Seder Moed: Shabbat Chapter 14, 107a-111b סדר מועד :שבת-שמנה שרצים
Basic
It is strange that, after praying for our return to the Land of Israel and the establishment of statehood, we make a separate request for Jerusalem, Israel’s capital and holiest city. But as we have seen throughout our analysis, the blessings of the Amidah seem to follow the same order as modern events that have actually transpired. In 1948, we returned to the Land of Israel, but we didn’t regain control of Jerusalem until the Six Day War of 1967.
The blessing reads:
And to Jerusalem, Your city, may You return in compassion, and dwell therein as You promised. And build it, soon in our days, into an eternal structure. And the throne of David establish within it. Blessed are You, YHVH, who builds Jerusalem.
What exactly is Jerusalem, and why is it so special to deserve its own prayer? Jerusalem isn’t simply a city in Israel. Jerusalem represents the spiritual center of the Jewish nation—and indeed of the whole world.

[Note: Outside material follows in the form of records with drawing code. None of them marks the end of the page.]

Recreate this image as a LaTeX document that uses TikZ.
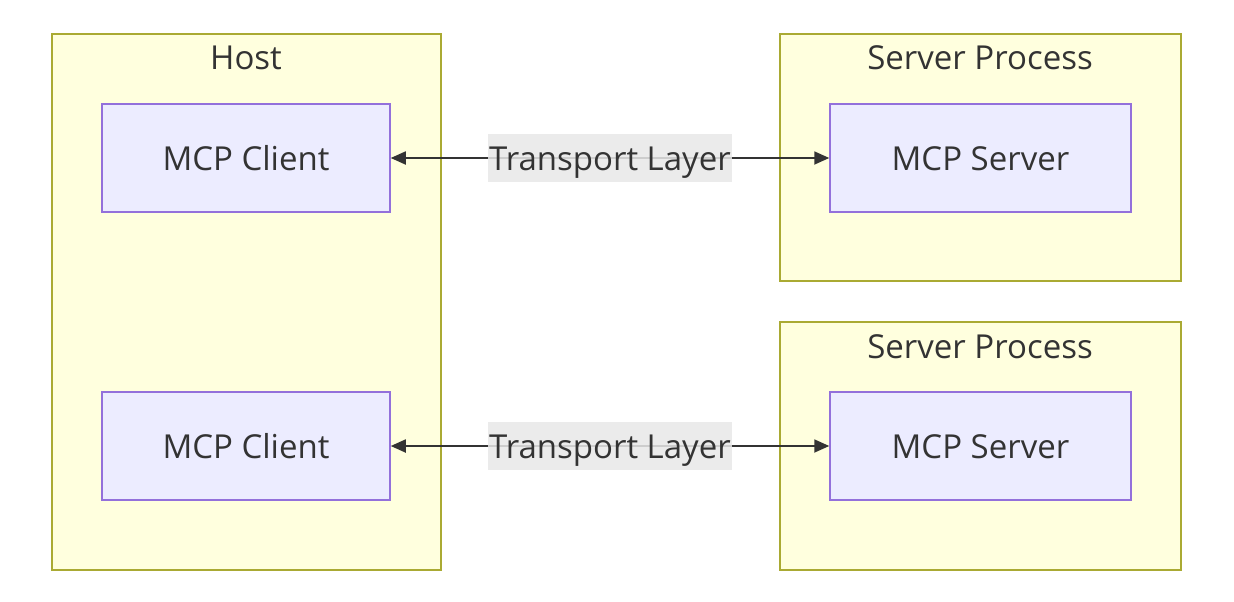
\documentclass[tikz,border=0pt]{standalone}
\usepackage{fontspec}
\setmainfont{Open Sans}
\usetikzlibrary{arrows.meta}

\definecolor{clusterfill}{HTML}{FFFFDE}
\definecolor{clusterline}{HTML}{AAAA33}
\definecolor{nodefill}{HTML}{ECECFF}
\definecolor{nodeline}{HTML}{9370DB}
\definecolor{labelfill}{HTML}{E8E8E8}
\definecolor{ink}{HTML}{333333}

\tikzset{
	cluster/.style={draw=clusterline,fill=clusterfill,line width=1.5pt},
	title/.style={text=ink,font=\fontsize{33}{40}\selectfont,anchor=center,text height=28pt,text depth=4pt},
	box/.style={draw=nodeline,fill=nodefill,line width=1.5pt,minimum width=288pt,minimum height=108pt,
		text=ink,font=\fontsize{33}{40}\selectfont,inner sep=0pt,text height=28pt,text depth=4pt},
	link/.style={draw=ink,line width=1.8pt,{Triangle[length=15pt,width=13pt]}-{Triangle[length=15pt,width=13pt]}},
	linklabel/.style={fill=labelfill,fill opacity=0.85,text opacity=1,text=ink,
		font=\fontsize{33}{40}\selectfont,inner xsep=1pt,inner ysep=8pt,text height=28pt,text depth=4pt},
}

\begin{document}
\begin{tikzpicture}[x=1pt,y=-1pt]
	\useasboundingbox (0,0) rectangle (1234,602);

	%CLUSTERS
	\draw[cluster] (52,34) rectangle (441,570);		%host
	\draw[cluster] (780,34) rectangle (1181,281);	%server process, top
	\draw[cluster] (780,322) rectangle (1181,570);	%server process, bottom
	\node[title] (host) at (246,58) {Host};
	\node[title] (proc1) at (980,58) {Server Process};
	\node[title] (proc2) at (980,346) {Server Process};

	%BOXES
	\node[box] (client1) at (246,158) {MCP Client};
	\node[box] (client2) at (246,446) {MCP Client};
	\node[box,minimum width=301pt] (server1) at (980.5,158) {MCP Server};
	\node[box,minimum width=301pt] (server2) at (980.5,446) {MCP Server};

	%LINKS
	\draw[link] (client1) -- node[linklabel] (trans1) {Transport Layer} (server1);
	\draw[link] (client2) -- node[linklabel] (trans2) {Transport Layer} (server2);
\end{tikzpicture}
\end{document}
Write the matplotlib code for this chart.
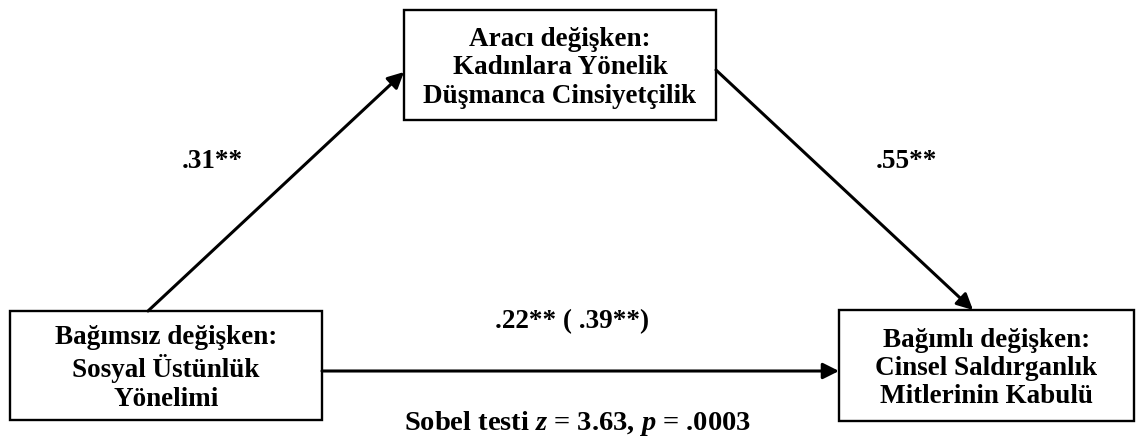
import matplotlib
matplotlib.use('Agg')
import matplotlib.pyplot as plt
from matplotlib.patches import Rectangle

plt.rcParams['font.family'] = 'Liberation Serif'
plt.rcParams['mathtext.fontset'] = 'custom'
plt.rcParams['mathtext.rm'] = 'Liberation Serif:bold'
plt.rcParams['mathtext.it'] = 'Liberation Serif:italic:bold'

# diagram content
box_labels = [
    'Aracı değişken:\nKadınlara Yönelik\nDüşmanca Cinsiyetçilik',
    'Bağımsız değişken:\nSosyal Üstünlük\nYönelimi',
    'Bağımlı değişken:\nCinsel Saldırganlık\nMitlerinin Kabulü',
]
path_a = '.31**'
path_b = '.55**'
path_c = '.22** ( .39**)'
sobel_z = 3.63
sobel_p = '.0003'

# layout in pixels (x0, y0, x1, y1), y downwards
boxes = [(404, 10, 716, 120), (10, 311, 322, 420), (839, 310, 1134, 421)]

fig = plt.figure(figsize=(11.41, 4.44), dpi=100)
ax = fig.add_axes([0, 0, 1, 1])
ax.set_xlim(0, 1141)
ax.set_ylim(444, 0)
ax.axis('off')

for (x0, y0, x1, y1), label in zip(boxes, box_labels):
    ax.add_patch(Rectangle((x0, y0), x1 - x0, y1 - y0, facecolor='white',
                           edgecolor='black', linewidth=1.7))
    ax.text((x0 + x1) / 2, (y0 + y1) / 2 + 3, label, ha='center', va='center',
            fontsize=19.5, fontweight='bold', linespacing=1.18)

arrow = dict(arrowstyle='-|>', color='black', lw=2.2, mutation_scale=24,
             shrinkA=0, shrinkB=0)
# a path
ax.annotate('', xy=(404, 72), xytext=(148, 311), arrowprops=arrow)
# b path
ax.annotate('', xy=(973, 310), xytext=(716, 70), arrowprops=arrow)
# c path
ax.annotate('', xy=(839, 371), xytext=(322, 371), arrowprops=arrow)

ax.text(212, 161, path_a, ha='center', va='center', fontsize=19.5, fontweight='bold')
ax.text(906, 161, path_b, ha='center', va='center', fontsize=19.5, fontweight='bold')
ax.text(572, 322, path_c, ha='center', va='center', fontsize=19.5, fontweight='bold')
ax.text(578, 423, 'Sobel testi $z$ = %.2f, $p$ = %s' % (sobel_z, sobel_p),
        ha='center', va='center', fontsize=20.5, fontweight='bold')

fig.savefig('out.png', dpi=100)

David ben Gurion, Israel’s first prime minister, described Jerusalem as “the heart of Israel” and warned that if we lose the heart, we will lose all of Israel. In spiritual terms, we can imagine that half of Israel’s heart is its tzaddikim (the people of inspiration), while the other half is Jerusalem (the city of inspiration).
We see the connection between tzaddikim and Jerusalem in the very first word of this blessing: “and.” This signifies that the prayer for Jerusalem is a continuation of the prayer for tzaddikim. First, we asked for the physical redemption of Israel, then its spiritual redemption. Jerusalem is the heart of the spiritual renaissance of the land and the tzaddikim are the heart of the spiritual renaissance of the people; they inspire our religious revival.